Presiden Recep Tayyip Erdogan melalui siaran televisi nasional mengumumkan keputusan itu setelah pengadilan Turki membatalkan satus museum Hagia Sophia pada Jumat (10/07/2020).
Pengadilan administratif Turki membatalkan dekrit pemerintah dari era Mustafa Kemal Ataturk pada 1934 yang menjadikan Hagia Sophia sebagai museum.
Erdogan menjadikan momen ini sebagai bentuk glorifikasi dan kemenangan kaum Islamis dengan menyatakan kebangkitan Hagia Sophia merupakan pertanda awal pembebasan Masjid Al-Aqsha.
Sebuah pesan politik yang ditujukan kepada para pendukungnya terutama sebagai bagian dalam pemenuhan janji kampanye pemilu presiden 2018 silam.
Dalam proses keputusannya di pengadilan, Dewan Negara kemudian menyatakan bahwa Hagia Sophia merupakan properti kepemilikan dari Sultan Mehmed II yang menaklukkan Konstantinopel pada tahun 1453.
Sultan Mehmed II kemudian mendaftarkan Hagia Sophia sebagai wakaf abadi yang hanya diperbolehkan untuk digunakan sebagai masjid.
Negara dianggap bertanggung jawab untuk memastikan penggunaan bangunan sesuai dengan kehendak pemberi wakaf. Dengan demikian keputusan kabinet pada tahun 1934 yang menjadikan situs itu sebagai museum, otomatis menjadi batal demi hukum.
Keputusan ini membawa sentimen negatif di kalangan negara-negara Kristen Ortodoks dan juga dari kelompok oposisi Turki.
Hagia Sophia merupakan bahasa Yunani untuk “Holy Wisdom” yang dibangun pada abad ke-6 di masa Kekaisaran Bizantium.
Yunani sebagai rumah bagi jutaan pengikut Ortodoks menyebutkan keputusan itu sebagai “provokasi terbuka”, sementara Gereja Ortodoks Rusia menyesalkan keputusan tersebut.
AS melalui Departemen Luar Negeri-nya juga menyatakan kekecewaan, tetapi semua kritik terhadap sikap Turki ini dijawab Erdogan dengan mengatakan bahwa ini adalah urusan domestik dan Turki akan bersikap independen dari tekanan pihak asing.
Tentu saja sikap Turki ini akan mempengaruhi hubungan Turki dengan Yunani yang akan semakin memperkeruh isu eksplorasi gas di Laut Mediterania. Selain itu juga akan berpengaruh pada hubungan Turki-Rusia yang cukup dinamis dalam beberapa front konflik seperti Irak, Suriah dan terakhir Libya.
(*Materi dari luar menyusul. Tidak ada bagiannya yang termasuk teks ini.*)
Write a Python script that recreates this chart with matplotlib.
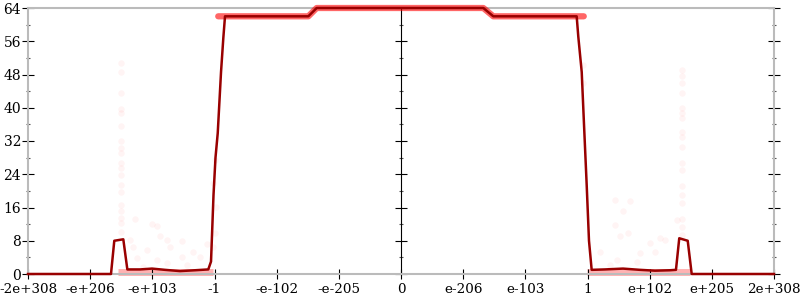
"""
error plot: averaged bits of error over the float input range, with the
individual sampled points drawn faintly behind.  saves to out.png.
"""

import matplotlib
matplotlib.use("Agg")
import matplotlib.pyplot as plt
from matplotlib.ticker import MultipleLocator, NullFormatter

# x positions are in tick units (ordinal float scale), -6 .. 6
tick_pos = list(range(-6, 7))
tick_labels = ["-2e+308", "-e+206", "-e+103", "-1", "-e-102", "-e-205", "0",
               "e-206", "e-103", "1", "e+102", "e+205", "2e+308"]

# averaged error (bits)
line_x = [-6.0, -4.665, -4.612, -4.467, -4.402, -4.198, -4.005, -3.796, -3.555,
          -3.314, -3.100, -3.056, -3.016, -2.984, -2.948, -2.895, -2.858, -2.831,
          -1.491, -1.356, 1.324, 1.485, 2.826, 2.852, 2.907, 2.944, 2.987, 3.024,
          3.067, 3.281, 3.571, 3.844, 4.086, 4.327, 4.423, 4.476, 4.612, 4.676, 6.0]
line_y = [0, 0, 8.0, 8.35, 1.1, 1.1, 1.3, 1.0, 0.7,
          0.9, 1.1, 3.0, 19.0, 28.0, 33.9, 48.6, 56.8, 62.0,
          62.0, 64.0, 64.0, 62.0, 62.0, 57.1, 48.6, 35.9, 21.4, 8.0,
          1.0, 1.1, 1.3, 1.0, 0.8, 0.9, 1.0, 8.6, 8.0, 0, 0]

# dense bands of overlapping samples
top_band_x = [-2.94, -1.491, -1.356, 1.324, 1.485, 2.94]
top_band_y = [62, 62, 64, 64, 62, 62]
low_left_x = [-4.55, -3.02]
low_left_y = [0.5, 0.5]
low_right_x = [2.99, 4.65]
low_right_y = [0.5, 0.5]

# sparse samples
col_left_y = [50.7, 48.5, 43.6, 39.6, 38.8, 35.6, 32.1, 30.4, 29.0, 26.8, 25.4,
              23.8, 21.4, 19.8, 16.6, 15.2, 13.4, 12.2, 10.2]
col_right_y = [49.1, 47.6, 46.0, 43.6, 39.9, 38.7, 37.5, 34.2, 33.0, 30.6, 26.7,
               25.0, 21.2, 19.0, 17.0, 13.2, 11.4, 9.4]
pts_x = [-4.279, -4.010, -3.930, -3.527, -3.877, -3.769, -3.716, -4.090, -3.341,
         -3.125, -4.306, -4.251, -3.930, -3.527, -3.233, -4.359, -3.447, -3.769,
         -4.145, -3.019, -2.992, -2.976, -2.992, -3.019,
         3.442, 3.576, 3.683, 3.442, 3.656, 3.523, 4.166, 4.246, 4.005, 4.086,
         3.844, 3.201, 3.470, 3.791, 3.362, 4.435, 2.932, 2.927]
pts_y = [13.2, 12.0, 11.5, 8.0, 9.1, 8.3, 6.4, 5.8, 5.3,
         7.2, 6.6, 3.8, 3.4, 4.2, 4.2, 8.2, 2.2, 2.6,
         1.8, 21.8, 27.4, 16.2, 9.8, 6.6,
         17.8, 15.2, 17.6, 11.8, 9.9, 9.1, 8.6, 8.3, 7.4, 5.4,
         5.0, 5.4, 3.4, 3.0, 2.2, 13.0, 50.3, 46.0]

plt.rcParams["font.family"] = "DejaVu Serif"
fig = plt.figure(figsize=(8, 3), dpi=100)
ax = fig.add_axes([28 / 800, 26 / 300, 746 / 800, 266 / 300])

pt_style = dict(s=22, color="red", alpha=0.045, linewidths=0, zorder=1)
ax.scatter([-4.51] * len(col_left_y), col_left_y, **pt_style)
ax.scatter([4.52] * len(col_right_y), col_right_y, **pt_style)
ax.scatter(pts_x, pts_y, **pt_style)

ax.plot(low_left_x, low_left_y, color="red", alpha=0.3, lw=5,
        solid_capstyle="butt", clip_on=False, zorder=1.5)
ax.plot(low_right_x, low_right_y, color="red", alpha=0.3, lw=5,
        solid_capstyle="butt", clip_on=False, zorder=1.5)
ax.plot(top_band_x, top_band_y, color="red", alpha=0.6, lw=4.5,
        solid_capstyle="round", clip_on=False, zorder=2.6)
ax.plot(line_x, line_y, color="#990000", lw=1.8, clip_on=False, zorder=3)

ax.set_xlim(-6, 6)
ax.set_ylim(0, 64)
ax.set_xticks(tick_pos)
ax.set_xticklabels(tick_labels, fontsize=9.7)
ax.yaxis.set_major_locator(MultipleLocator(8))
ax.yaxis.set_minor_locator(MultipleLocator(4))
ax.tick_params(axis="y", which="major", direction="inout", length=8, width=0.8,
               left=True, right=True, labelsize=10, pad=1)
ax.tick_params(axis="y", which="minor", direction="inout", length=3, width=0.8,
               left=True, right=True, color="#555555")
ax.tick_params(axis="x", which="major", direction="inout", length=7, width=0.8,
               pad=3)

for sp in ax.spines.values():
    sp.set_color("#bbbbbb")
    sp.set_linewidth(1.5)

# middle axis at x = 0, ticks only
mid = ax.secondary_yaxis(0.5)
mid.yaxis.set_major_locator(MultipleLocator(8))
mid.yaxis.set_minor_locator(MultipleLocator(4))
mid.yaxis.set_major_formatter(NullFormatter())
mid.tick_params(which="major", direction="inout", length=8, width=0.8)
mid.tick_params(which="minor", direction="inout", length=3, width=0.8,
                color="#555555")
mid.spines["left"].set_color("#bbbbbb")
mid.spines["left"].set_linewidth(1.5)

fig.savefig("out.png", dpi=100)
Selain itu penentangan terhadap isu Hagia Sophia juga muncul dari kelompok oposisi Partai Rakyat Republik (CHP) terutama dari Wali Kota Istanbul, Ekrem Imamoglu yang memberikan pernyataan pada Forum Ekonomi Delphi pada bulan Juni 2020 silam.
Imamoglu menyatakan bahwa dia tidak melihat adanya kebutuhan mendesak menjadikan Hagia Sophia sebagai masjid. Imamoglu menyatakan bahwa rezim kepresidenan jangan menggunakan isu ini sebagai isu politik domestik. Masalah Hagia Sophia adalah urusan pemerintah kota Istanbul dan bukan menjadi tanggung jawab dari lembaga kepresidenan (Takvim, 2020).
Terlihat dari pernyataan ini bahwa kelompok oposisi melihat Presiden Erdogan memainkan isu Hagia Sophia ini sebagai bentuk dari pergeseran isu yang menarik perhatian rakyat Turki dan digunakan untuk memperkuat dukungan politik kepada Partai Keadilan dan Pembangunan (AKP) dan Erdogan, terutama dalam pemilu Presiden 2023 mendatang.